É preciso explicar que relação há entre santo e herói. O herói é aquele capaz de expor a sua vida ou de praticar ações tão árduas que cheguem ao limite extremo do sacrifico que o homem pode suportar, em favor de uma causa elevada e nobre.

Segundo esse critério, o Marechal Foch foi um herói porque, expondo sua vida, realizou uma ação extremamente árdua. Ele recebeu uma causa muito comprometida, devido ao avanço alemão; concebeu o sistema de resistência e conduziu aquela guerra dentro das dificuldades que lhe eram inerentes, de maneira a alcançar a vitória. Foch foi herói num ponto da vida dele, durante alguns anos de guerra. É por isso que o mundo o aclama.

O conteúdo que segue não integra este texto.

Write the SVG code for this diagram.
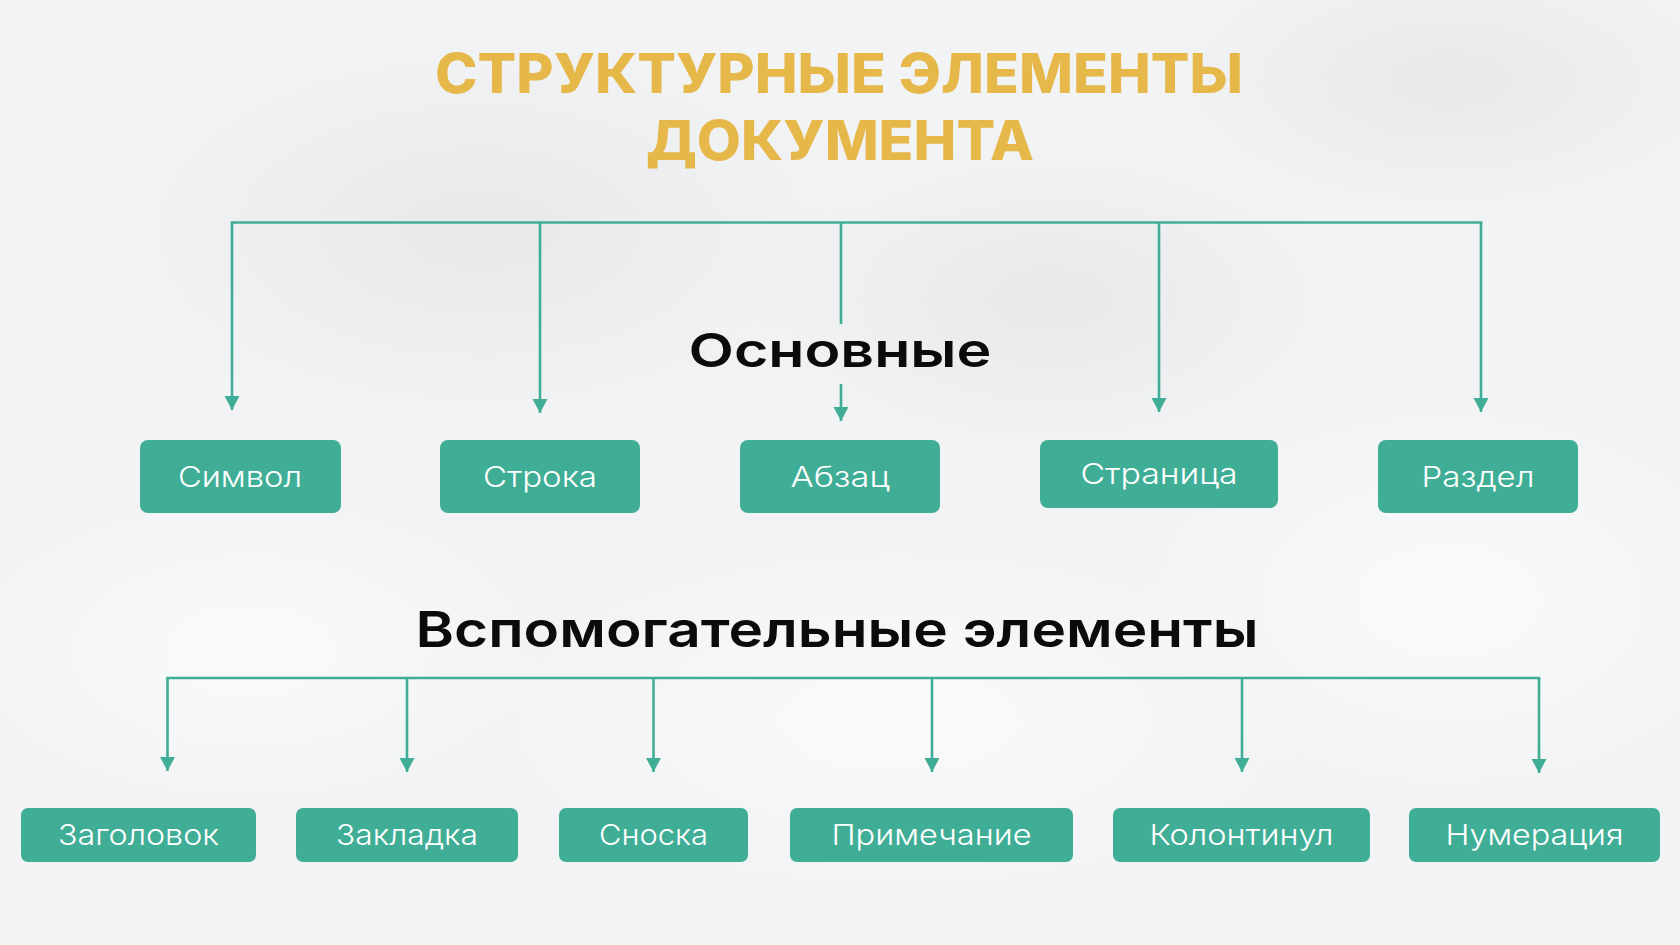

Ora, quanto ao santo, quando o Papa o canoniza, ele decreta que aquele indivíduo praticou as virtudes em grau heroico, e por isso foi santo. Ou seja, foi um herói capaz de qualquer heroísmo por amor de Deus.

Então, honra e glória merece quem é autêntico herói. E tudo se funde num conceito amplo de santidade, que não é o conceito corriqueiro, comum, mas é esse conceito total que a Igreja declara, quando Ela define alguém como santo.

Quando o Papa, sentado no seu trono, canoniza um santo, ouvem-se as trombetas de Michelangelo soarem num terraço pouco visível do interior da Basílica de São Pedro, no ponto onde a cúpula se assenta sobre a parede. Então, o som sobe pela cúpula e desce para a Basílica! E os sinos do Vaticano começam a tocar; e, em seguida os sinos das igrejas de Roma põem-se também a soar e anunciam a glória desse verdadeiro herói. Esse tem verdadeiramente honra, louvor e glória.